Mais cette histoire ne s’arrête pas là. Notre travail à l’Institut Marcon de Lehigh montre que la suprématie blanche est une force sociale qui exerce un pouvoir idéologique sur le public. Elle a toujours été un pouvoir à part entière dans un pays qui a historiquement idéalisé et pratiqué l’esclavage, puis la ségrégation Jim Crow, et qui continue à se complaire dans une rhétorique ethno-nationaliste qui élève les Blancs à un statut dominant. La suprématie blanche a été constante, sous diverses formes, tout au long de l’histoire américaine, et nous ne devrions pas reléguer ce facteur au second plan pour expliquer la persistance des inégalités dans l’Amérique d’aujourd’hui. Chomsky a raison de dire que le racisme est utilisé comme une arme pour renforcer le classisme parmi les agents modernes de la ploutocratie au sein du GOP. Mais le racisme fonctionne également de manière indépendante pour renforcer les privilèges et le pouvoir des Blancs à une époque où la population se diversifie rapidement sur le plan démographique et s’éloigne de la majorité caucasienne s’identifiant à la race blanche. Nous parlons aujourd’hui d’une population dans laquelle – selon la question posée dans l’enquête – un tiers à la moitié des Américains et la plupart des républicains adhèrent désormais à une version généralisée de la suprématie blanche qui accepte la propagande du Grand Remplacement, célèbre l’iconographie confédérée et élève l’identité blanche au rang d’idéal national. Ces tendances sont terrifiantes.

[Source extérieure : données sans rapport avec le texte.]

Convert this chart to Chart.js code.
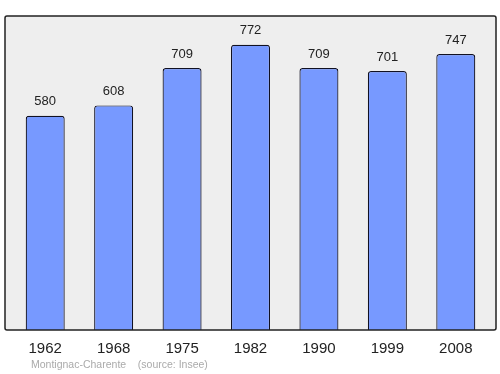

Oui, les élites du gouvernement démocrate intensifient ces valeurs sociales réactionnaires en vendant de la propagande de guerre culturelle alors qu’elles donnent des coups de pied à leur base – dont la grande majorité n’est pas riche – sur les questions économiques. Mais si cette méthode de contrôle est si brutalement efficace, c’est précisément en raison de la longue histoire de xénophobie et de suprématie de la race blanche qui définit la culture politique américaine.

Noam Chomsky est une source d’inspiration dans la lutte contre la propagande. Tout au long de la discussion, il a encouragé les étudiants à poser des questions sur la manière dont nous obtenons nos informations et sur l’endroit où nous les obtenons, à réfléchir aux relations de pouvoir, à la manière dont les événements sont encadrés, à ceux qui les encadrent et à ce qu’ils ont à y gagner. Grâce à ce processus intentionnel et réfléchi, nous acquérons une éducation critique. Les idées critiques de Chomsky constituent un guide inestimable pour aider à prendre conscience des inégalités dans notre monde, de leurs causes et de ce que nous pouvons faire collectivement pour y remédier.